Nuance: Sample Size and Reliability

Don't trust a variance calculation based on three numbers.

Statistics experts like those at the American Statistical Association often point out that small samples lead to high "sampling error." You might get a variance of 0.5 one day and 5.0 the next just because you picked three different people.

The more data you feed into your Excel sheet, the more stable that variance number becomes. If you’re making big business decisions, try to get at least 30 data points before you start sweating the variance.

Making the Data Visual

A number in a cell is boring.

If you really want to see the spread, highlight your data and insert a Histogram or a Box and Whisker plot. Excel’s newer charting tools are actually pretty good at this. A Box and Whisker plot will show you the median, the quartiles, and the outliers.

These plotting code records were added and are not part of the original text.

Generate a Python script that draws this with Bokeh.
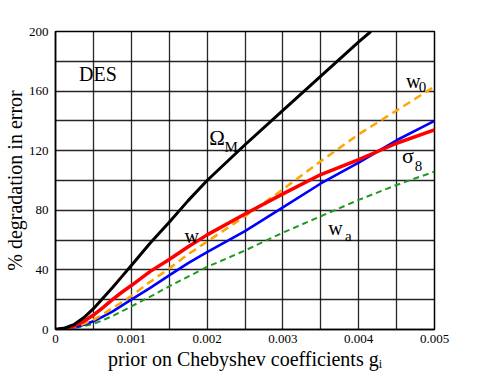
from bokeh.plotting import figure
from bokeh.models import Range1d, FixedTicker
from bokeh.core.properties import value
from bokeh.embed import file_html
from bokeh.resources import INLINE

# ---- data ----
x_vals = [0, 0.000125, 0.00025, 0.000375, 0.0005, 0.000625, 0.00075, 0.000875, 0.001,
          0.00125, 0.0015, 0.00175, 0.002, 0.0025, 0.003, 0.0035, 0.004, 0.0045, 0.005]
omega_x = [0, 0.000125, 0.00025, 0.000375, 0.0005, 0.000625, 0.00075, 0.000875, 0.001,
           0.00125, 0.0015, 0.00175, 0.002, 0.0025, 0.003, 0.0035, 0.004, 0.00416]
omega_m = [0, 1, 3.5, 8, 14, 21, 28, 35.5, 43, 58, 72, 86.5, 100, 124, 147, 170, 193, 200]
red_w = [0, 0.7, 2.5, 5.5, 9.7, 14.7, 20, 25, 29.5, 39, 47, 55.5, 63.5, 77.5, 91, 104, 114, 125, 134]
orange_w0 = [0, 0.5, 1.8, 3.8, 6.5, 10.2, 14.2, 18.3, 22.5, 32, 41, 50.5, 59, 76, 94, 113, 131, 147, 163]
blue_s8 = [0, 0.4, 1.5, 3.2, 5.5, 8.7, 12, 16, 20, 28, 36.3, 44.5, 52, 66, 82, 98, 112, 127, 140]
green_wa = [0, 0.3, 1, 2.2, 3.8, 6.2, 9, 12.2, 15.5, 22, 29, 35.5, 42, 53, 65, 76, 87, 97, 106]

x_ticks = [0, 0.001, 0.002, 0.003, 0.004, 0.005]
x_tick_labels = ["0", "0.001", "0.002", "0.003", "0.004", "0.005"]
x_grid = [0.0005 * i for i in range(11)]
y_ticks = [0, 40, 80, 120, 160, 200]
y_grid = [20 * i for i in range(11)]

# curve labels: main text and subscripts
main_text = ["DES", "Ω", "w", "σ", "w", "w"]
main_x = [0.000311, 0.00203, 0.004623, 0.004571, 0.003597, 0.001701]
main_y = [171.7, 128.3, 166.9, 116.6, 68.3, 62.5]
main_size = ["20px", "21px", "20px", "22px", "20px", "20px"]
sub_text = ["M", "0", "8", "a"]
sub_x = [0.002228, 0.004792, 0.00474, 0.003818]
sub_y = [122.3, 162.8, 109.7, 62.8]

FONT = "Liberation Serif"

p = figure(width=469, height=372, output_backend="svg", toolbar_location=None,
           x_range=Range1d(0, 0.005), y_range=Range1d(0, 200),
           min_border_left=0, min_border_right=35, min_border_top=31, min_border_bottom=0)
p.background_fill_color = "white"
p.border_fill_color = "white"
p.outline_line_color = "black"
p.outline_line_width = 1.5
p.outline_line_alpha = 1

for ax in (p.xaxis[0], p.yaxis[0]):
    ax.major_tick_in = 0
    ax.major_tick_out = 0
    ax.minor_tick_in = 0
    ax.minor_tick_out = 0
    ax.axis_line_color = "black"
    ax.axis_line_width = 1.5
    ax.major_label_text_font = FONT
    ax.major_label_text_font_size = "13px"
    ax.major_label_text_color = "black"
    ax.axis_label_text_font = FONT
    ax.axis_label_text_font_size = "20px"
    ax.axis_label_text_font_style = "normal"
    ax.axis_label_text_color = "black"

p.xaxis[0].ticker = FixedTicker(ticks=x_ticks)
p.xaxis[0].major_label_overrides = {t: s for t, s in zip(x_ticks, x_tick_labels)}
p.xaxis[0].major_label_standoff = 5
p.xaxis[0].axis_label = "prior on Chebyshev coefficients gᵢ"
p.xaxis[0].axis_label_standoff = 2
p.yaxis[0].ticker = FixedTicker(ticks=y_ticks)
p.yaxis[0].major_label_standoff = 7
p.yaxis[0].axis_label = "% degradation in error"
p.yaxis[0].axis_label_standoff = 0

p.xgrid.ticker = FixedTicker(ticks=x_grid)
p.ygrid.ticker = FixedTicker(ticks=y_grid)
for g in (p.xgrid[0], p.ygrid[0]):
    g.grid_line_color = "black"
    g.grid_line_width = 1.3
    g.grid_line_alpha = 0.85

p.line(x_vals, green_wa, line_color="#1f9a1f", line_width=2, line_dash="6 4", line_join="round")
p.line(x_vals, blue_s8, line_color="#0000ff", line_width=2.6, line_join="round")
p.line(x_vals, orange_w0, line_color="#ffa500", line_width=2.5, line_dash="8 5", line_join="round")
p.line(x_vals, red_w, line_color="#ff0000", line_width=3.5, line_join="round")
p.line(omega_x, omega_m, line_color="black", line_width=3, line_join="round")

p.text(x=main_x, y=main_y, text=main_text, text_font=value(FONT),
       text_font_size=main_size, text_color="black", text_baseline="alphabetic")
p.text(x=sub_x, y=sub_y, text=sub_text, text_font=value(FONT),
       text_font_size="15px", text_color="black", text_baseline="alphabetic")

open("out.html", "w").write(file_html(p, INLINE))
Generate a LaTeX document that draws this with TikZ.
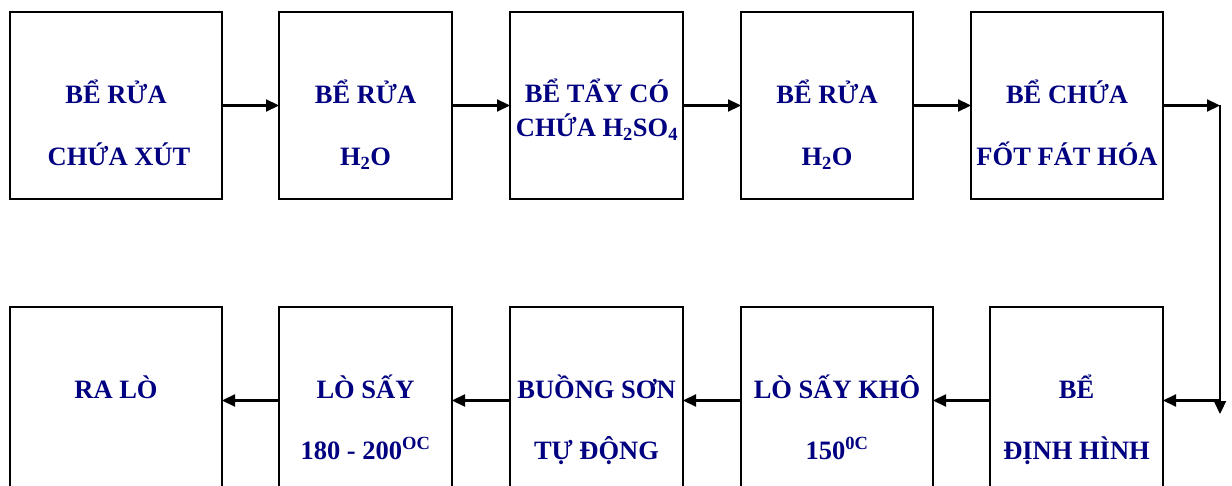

Outliers are the enemies of variance. One massive number—like a billionaire walking into a room of middle-class people—will send your variance into the stratosphere. Sometimes it’s worth calculating the variance both with and without the outlier to see how much one weird data point is skewing your perception of "normal."

Actionable Next Steps

To get the most out of your analysis, follow this workflow:

  1. Clean your data: Remove text errors or decided if "N/A" should be a zero or ignored.
  2. Identify your scope: If you have all the data, use VAR.P. If you have a subset, use VAR.S.
  3. Run the calculation: Use the formula =VAR.S(your_range).
  4. Contextualize: Run =STDEV.S(your_range) right next to it so you have the standard deviation in plain English units.
  5. Check for outliers: Sort your data from smallest to largest. If the top number is 100x bigger than the rest, your variance is mostly just measuring that one guy.
  6. Create a chart: Use a Histogram to see if your data follows a "Normal Distribution" (the classic bell curve) or if it's lopsided.

Variance is the first step toward actually understanding the risks and patterns in your work. It's not just a math homework problem; it's how you spot a process that's going off the rails before it becomes a disaster.